— BEGIN PROVIDED RECORDS —
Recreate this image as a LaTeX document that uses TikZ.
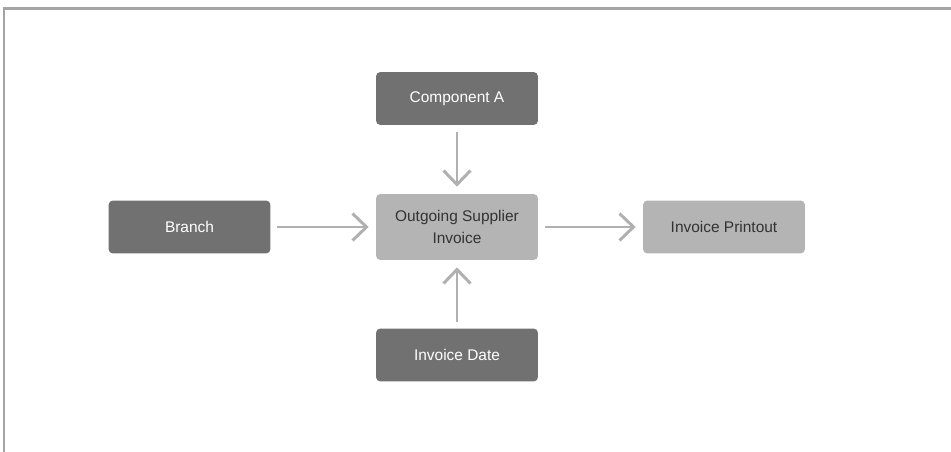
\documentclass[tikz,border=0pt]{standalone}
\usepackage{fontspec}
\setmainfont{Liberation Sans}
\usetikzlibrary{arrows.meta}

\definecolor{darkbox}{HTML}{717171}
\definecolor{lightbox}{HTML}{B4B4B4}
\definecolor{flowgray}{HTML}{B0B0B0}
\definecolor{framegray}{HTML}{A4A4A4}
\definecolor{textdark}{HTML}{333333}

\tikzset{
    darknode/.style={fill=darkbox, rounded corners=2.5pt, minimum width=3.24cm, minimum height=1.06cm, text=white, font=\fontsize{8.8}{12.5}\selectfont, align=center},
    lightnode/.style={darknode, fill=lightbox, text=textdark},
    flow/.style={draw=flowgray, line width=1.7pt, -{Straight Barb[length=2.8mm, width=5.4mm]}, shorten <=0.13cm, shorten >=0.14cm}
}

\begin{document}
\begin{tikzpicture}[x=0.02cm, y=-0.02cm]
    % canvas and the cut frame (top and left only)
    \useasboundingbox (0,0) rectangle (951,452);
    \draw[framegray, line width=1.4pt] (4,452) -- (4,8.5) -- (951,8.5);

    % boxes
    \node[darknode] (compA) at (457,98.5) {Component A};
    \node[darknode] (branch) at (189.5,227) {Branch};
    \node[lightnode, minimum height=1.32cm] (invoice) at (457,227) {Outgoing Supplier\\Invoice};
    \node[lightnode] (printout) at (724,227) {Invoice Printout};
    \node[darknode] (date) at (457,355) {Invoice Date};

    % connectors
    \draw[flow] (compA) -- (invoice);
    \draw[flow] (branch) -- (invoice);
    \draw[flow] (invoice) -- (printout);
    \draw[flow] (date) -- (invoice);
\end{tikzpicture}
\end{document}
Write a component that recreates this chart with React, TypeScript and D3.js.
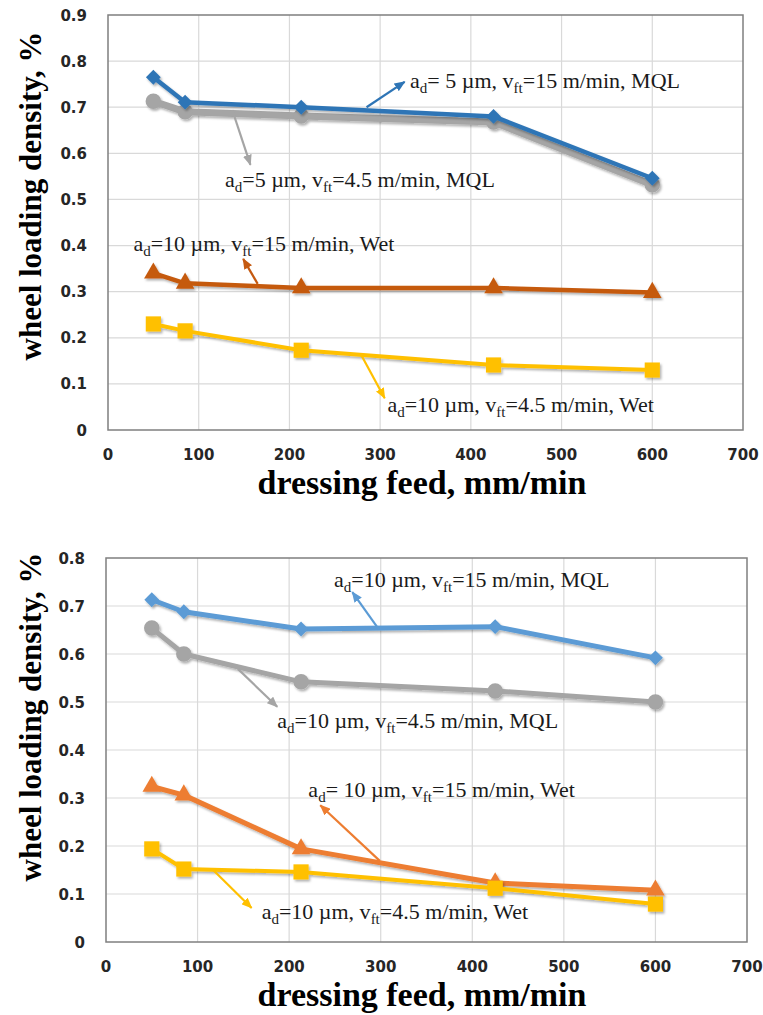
— END PROVIDED RECORDS —
**SET EXERCISE**
Transcribe the complete set of entries verbatim. No pictures belong in the copy.

**RESULT OF THE TASK**
Recreate this image as a LaTeX document that uses TikZ.
\documentclass[tikz,border=0pt]{standalone}
\usepackage{fontspec}
\setmainfont{Liberation Sans}
\usetikzlibrary{arrows.meta}

\definecolor{darkbox}{HTML}{717171}
\definecolor{lightbox}{HTML}{B4B4B4}
\definecolor{flowgray}{HTML}{B0B0B0}
\definecolor{framegray}{HTML}{A4A4A4}
\definecolor{textdark}{HTML}{333333}

\tikzset{
    darknode/.style={fill=darkbox, rounded corners=2.5pt, minimum width=3.24cm, minimum height=1.06cm, text=white, font=\fontsize{8.8}{12.5}\selectfont, align=center},
    lightnode/.style={darknode, fill=lightbox, text=textdark},
    flow/.style={draw=flowgray, line width=1.7pt, -{Straight Barb[length=2.8mm, width=5.4mm]}, shorten <=0.13cm, shorten >=0.14cm}
}

\begin{document}
\begin{tikzpicture}[x=0.02cm, y=-0.02cm]
    % canvas and the cut frame (top and left only)
    \useasboundingbox (0,0) rectangle (951,452);
    \draw[framegray, line width=1.4pt] (4,452) -- (4,8.5) -- (951,8.5);

    % boxes
    \node[darknode] (compA) at (457,98.5) {Component A};
    \node[darknode] (branch) at (189.5,227) {Branch};
    \node[lightnode, minimum height=1.32cm] (invoice) at (457,227) {Outgoing Supplier\\Invoice};
    \node[lightnode] (printout) at (724,227) {Invoice Printout};
    \node[darknode] (date) at (457,355) {Invoice Date};

    % connectors
    \draw[flow] (compA) -- (invoice);
    \draw[flow] (branch) -- (invoice);
    \draw[flow] (invoice) -- (printout);
    \draw[flow] (date) -- (invoice);
\end{tikzpicture}
\end{document}
Write a component that recreates this chart with React, TypeScript and D3.js.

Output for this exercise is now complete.